My husband (who is an amazing husband) is an associate pastor at Compass Bible Church, so much of our schedule revolves around church life too. One of my favorite roles is teaching at our women’s Bible studies. I love spending time in the Word—studying, praying, and thinking through how it applies today. It sharpens my own walk and gives me joy to hand those truths to other women through teaching.

Like everyone else, there are plenty of other ways my time gets filled. I teach apologetics at my kids’ learning center, bake a lot of sourdough bread, try to stay physically active, and squeeze in time to write—among other things. 

Basically, I live a normal life and try to do the best I can with the plate of responsibilities God has given me. Usually one ball is borderline dropping… but I suppose that’s life.

 

Compass Bible Church

How I got saved…

I thought I was saved long before I actually was. I grew up going to church and learning all kinds of biblical truths, and I adopted them all as my own. I even went to college planning to become a missionary. I married a man who was eager to follow the Lord wherever He led, and together we jumped right into ministry as he became a pastor.

But the truth is—I did all my “Christianity” from a worldly set of motives (yes, that’s possible) and not from a truly converted heart.

Here’s the thing: I knew all the facts of the gospel—I could explain them forward and backward. And since I looked the part and was fully convinced it was all true, it was easy to be confused about my standing before God.

But deep down, despite my knowledge, I had an arrogance that led me to believe I wasn’t as bad a sinner as everyone else—I thought I didn’t quite need a Savior like they all did.

I was wrong. Obviously.

One day, at a Good Friday service, God opened my eyes to see how truly sinful I was. As we reflected on our sins during that service, I finally saw how wretched I was before a holy God. Before that day, I had spent so much time comparing myself to others that I’d completely failed to compare myself to God and His standard.

Once my eyes were finally turned in the right direction, I saw the truth: I was broken and I needed saving.

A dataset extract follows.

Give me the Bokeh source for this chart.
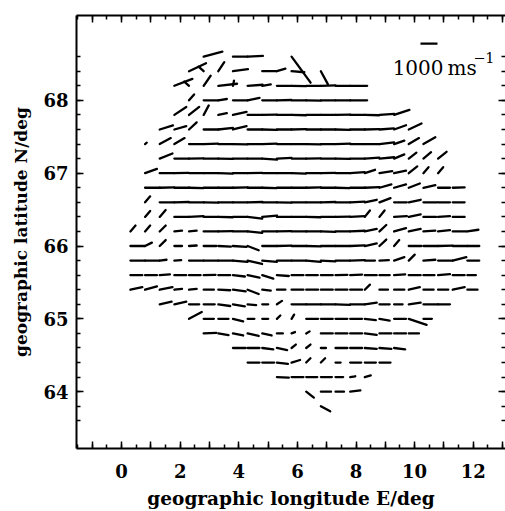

That was in 2007, and my life has never been the same. On the outside, my life didn’t drastically change—but on the inside, I became a whole new person. God got a hold of me, showed me my need for Him, and gave me a new heart.

The Lord surely has amazing grace… He saved a wretch like me.

Why a Blog?

Basically—I process life through writing. I quite literally drown out the chaos around me (brown noise for the win) and start typing.

Writing helps me organize my thoughts and slows me down long enough to think clearly about how biblical truth should shape whatever I’m working through.

I’ve dabbled in writing most of my life, but back when I had four kids ages five and under, the need to write felt urgent. I was desperate for encouragement—searching for someone who could speak into the mess of early motherhood with honesty and biblical clarity. I couldn’t find much. But I discovered I was most encouraged when I sat down with my Bible, my thoughts, and the Lord. And that’s when the writing really began.

What started as a way to stay sane in the baby-and-toddler years eventually turned into a collection of reflections and, eventually, this blog (launched in 2016).

Over time, the focus of my writing has shifted. It’s not just a place to process current thoughts anymore—it’s also a space to pass along what I’ve learned in earlier seasons, in hopes of helping the wives and mothers coming behind me.
(I say “behind me” now, because somehow, I’ve become one of the older moms. I’m not sure when that happened, but here we are.)

At the end of the day, I hope that something I’ve learned to process biblically will help some one else who’s working on the same thing.

And if, in eternity, it turns out that any of these words helped a few walk more closely with Jesus—well, what more could I hope for?

So that’s a little of my story. Thanks for being here—and for processing life with me.